** start Information provided **

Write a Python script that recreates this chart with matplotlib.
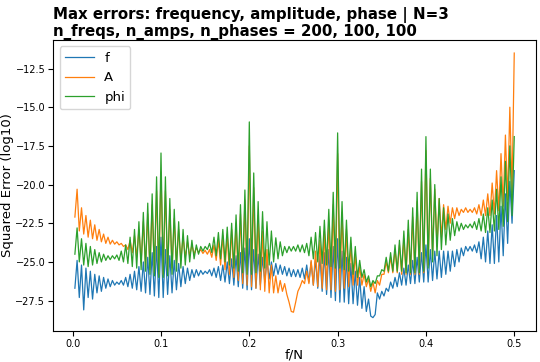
import matplotlib
matplotlib.use("Agg")
import matplotlib.pyplot as plt
import numpy as np

# f/N grid: 200 frequencies up to Nyquist
f_over_n = np.linspace(0.0025, 0.5, 200)

# log10 squared errors
err_f = [
    -26.7, -24.9, -27.3, -25.2, -28.1, -25.4, -27.3, -25.6, -27.4, -25.8,
    -27.0, -25.9, -26.9, -26.0, -26.7, -26.1, -26.6, -26.2, -26.5, -26.3,
    -26.45, -26.2, -26.5, -26.0, -26.6, -25.8, -26.7, -25.6, -26.8, -25.3,
    -26.9, -25.0, -27.0, -24.7, -27.1, -24.4, -27.2, -24.0, -27.3, -23.4,
    -27.3, -24.2, -27.1, -24.6, -27.0, -24.9, -26.8, -25.1, -26.6, -25.3,
    -26.4, -25.4, -26.2, -25.5, -26.0, -25.5, -25.9, -25.55, -25.8, -25.6,
    -25.75, -25.5, -25.9, -25.4, -26.0, -25.3, -26.2, -25.2, -26.3, -25.0,
    -26.4, -24.8, -26.5, -24.6, -26.6, -24.4, -26.7, -24.1, -26.8, -23.5,
    -26.8, -24.2, -26.7, -24.5, -26.5, -24.7, -26.3, -24.9, -26.1, -25.0,
    -25.9, -25.1, -25.8, -25.2, -25.8, -25.3, -25.9, -25.4, -25.95, -25.5,
    -25.95, -25.5, -26.0, -25.4, -26.1, -25.2, -26.3, -25.0, -26.5, -24.8,
    -26.7, -24.6, -26.9, -24.4, -27.1, -24.2, -27.3, -24.0, -27.5, -23.5,
    -27.6, -24.3, -27.6, -24.7, -27.7, -25.1, -27.7, -25.6, -27.8, -26.0,
    -28.0, -26.6, -28.2, -27.4, -28.5, -28.6, -28.4, -27.0, -27.4, -26.9,
    -27.2, -26.7, -26.9, -26.3, -26.7, -26.0, -26.6, -25.7, -26.5, -25.4,
    -26.5, -25.2, -26.4, -24.9, -26.4, -24.7, -26.3, -24.4, -26.3, -23.9,
    -26.3, -24.2, -26.2, -24.3, -26.1, -24.3, -26.0, -24.3, -25.8, -24.3,
    -25.6, -24.3, -25.3, -24.2, -25.0, -24.1, -24.6, -24.0, -24.3, -24.0,
    -24.3, -23.9, -24.4, -23.7, -24.8, -23.4, -25.0, -23.0, -25.1, -22.6,
    -25.1, -22.0, -25.0, -21.4, -24.6, -20.6, -23.8, -19.8, -22.5, -19.1,
]

err_a = [
    -22.1, -20.3, -23.0, -21.5, -23.2, -22.0, -23.4, -22.3, -23.5, -22.6,
    -23.6, -22.9, -23.7, -23.2, -23.8, -23.4, -23.85, -23.6, -23.85, -23.7,
    -23.9, -23.8, -24.0, -23.9, -24.2, -23.6, -24.4, -23.3, -24.7, -22.9,
    -25.0, -22.4, -25.3, -21.9, -25.5, -21.3, -25.7, -20.4, -25.8, -19.2,
    -25.8, -20.4, -25.6, -21.6, -25.4, -22.2, -25.1, -22.9, -24.9, -23.4,
    -24.7, -23.7, -24.6, -23.9, -24.5, -24.1, -24.4, -24.2, -24.45, -24.25,
    -24.5, -24.2, -24.7, -23.9, -24.9, -23.6, -25.2, -23.3, -25.5, -23.2,
    -25.8, -22.9, -26.0, -22.5, -26.2, -21.9, -26.4, -21.0, -26.5, -17.5,
    -26.6, -20.2, -26.7, -22.0, -26.8, -23.0, -26.9, -24.2, -27.0, -25.2,
    -27.0, -25.9, -27.0, -26.2, -26.9, -26.4, -27.1, -27.6, -28.2, -28.25,
    -27.6, -26.9, -26.6, -26.2, -26.4, -25.6, -26.4, -24.9, -26.5, -24.3,
    -26.6, -23.6, -26.7, -23.0, -26.8, -22.3, -26.8, -21.3, -26.9, -18.0,
    -26.8, -21.8, -26.7, -22.9, -26.6, -23.8, -26.5, -24.5, -26.5, -25.3,
    -26.5, -25.8, -26.6, -26.1, -26.9, -26.3, -27.0, -26.2, -26.5, -25.8,
    -25.8, -25.0, -25.7, -24.7, -25.7, -24.2, -25.7, -23.9, -25.8, -23.5,
    -25.8, -22.9, -25.8, -22.1, -25.8, -21.1, -25.8, -19.8, -25.7, -17.8,
    -25.2, -19.6, -24.6, -20.3, -24.0, -20.9, -23.4, -21.3, -22.9, -21.4,
    -22.5, -21.5, -22.2, -21.5, -22.0, -21.6, -21.8, -21.5, -21.8, -21.6,
    -21.8, -21.5, -21.9, -21.3, -22.0, -21.0, -22.0, -20.6, -22.0, -19.9,
    -21.9, -19.1, -21.7, -18.0, -21.4, -16.8, -21.0, -15.0, -20.5, -11.5,
]

err_phi = [
    -24.5, -22.8, -25.0, -23.5, -25.2, -23.8, -25.3, -24.0, -25.2, -24.2,
    -25.1, -24.4, -25.0, -24.5, -24.9, -24.6, -24.85, -24.6, -24.8, -24.55,
    -24.9, -24.3, -25.0, -23.9, -25.1, -23.4, -25.3, -22.9, -25.4, -22.4,
    -25.5, -21.8, -25.6, -21.2, -25.8, -20.6, -25.9, -19.5, -26.0, -17.96,
    -26.0, -19.5, -25.9, -20.9, -25.8, -21.6, -25.6, -22.4, -25.4, -22.9,
    -25.2, -23.3, -25.0, -23.6, -24.8, -23.9, -24.5, -24.0, -24.3, -24.0,
    -24.2, -23.8, -24.4, -23.4, -24.6, -23.1, -24.8, -22.9, -25.0, -22.75,
    -25.2, -22.5, -25.4, -21.96, -25.6, -21.3, -25.7, -20.35, -25.8, -15.95,
    -25.8, -19.25, -25.7, -21.1, -25.6, -21.75, -25.4, -22.4, -25.2, -23.0,
    -25.0, -23.44, -24.8, -23.7, -24.6, -24.0, -24.4, -24.0, -24.3, -24.0,
    -24.3, -23.9, -24.35, -23.9, -24.4, -23.8, -24.6, -23.4, -24.8, -23.1,
    -25.0, -22.7, -25.1, -22.3, -25.2, -21.6, -25.3, -20.5, -25.4, -16.66,
    -25.4, -21.1, -25.5, -22.3, -25.6, -23.4, -25.8, -24.0, -26.0, -24.9,
    -26.0, -25.5, -26.3, -25.9, -26.6, -26.2, -26.4, -25.9, -25.9, -25.5,
    -25.6, -24.7, -25.6, -24.4, -25.6, -23.9, -25.6, -23.6, -25.6, -23.0,
    -25.7, -22.3, -25.7, -21.5, -25.7, -20.5, -25.7, -19.0, -25.6, -16.9,
    -25.4, -19.0, -25.0, -20.0, -24.6, -20.9, -24.2, -21.5, -23.9, -21.9,
    -23.6, -22.2, -23.3, -22.4, -23.0, -22.5, -22.9, -22.6, -22.8, -22.55,
    -22.8, -22.4, -22.9, -22.2, -23.0, -21.9, -23.1, -21.5, -23.1, -21.0,
    -23.0, -20.3, -22.9, -19.5, -22.7, -18.5, -22.4, -17.5, -22.0, -16.9,
]

fig = plt.figure(figsize=(5.4, 3.62), dpi=100)
ax = fig.add_axes([0.098, 0.086, 0.895, 0.804])

ax.plot(f_over_n, err_f, lw=0.9, label="f")
ax.plot(f_over_n, err_a, lw=0.9, label="A")
ax.plot(f_over_n, err_phi, lw=0.9, label="phi")

ax.set_title("Max errors: frequency, amplitude, phase | N=3\n"
             "n_freqs, n_amps, n_phases = 200, 100, 100",
             loc="left", fontsize=10.8, fontweight="bold", pad=3,
             linespacing=1.05)
ax.set_xlabel("f/N", fontsize=9.5, labelpad=0)
ax.set_ylabel("Squared Error (log10)", fontsize=9.5, labelpad=1)
ax.tick_params(labelsize=7, pad=2)
ax.legend(loc="upper left", fontsize=9.5, handlelength=2.2)

fig.savefig("out.png", dpi=100)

** end Information provided **

What you will do
Isolate the lines above that contain the word "matplotlib" and copy them.

Solution to this task
Write a Python script that recreates this chart with matplotlib.
import matplotlib
matplotlib.use("Agg")
import matplotlib.pyplot as plt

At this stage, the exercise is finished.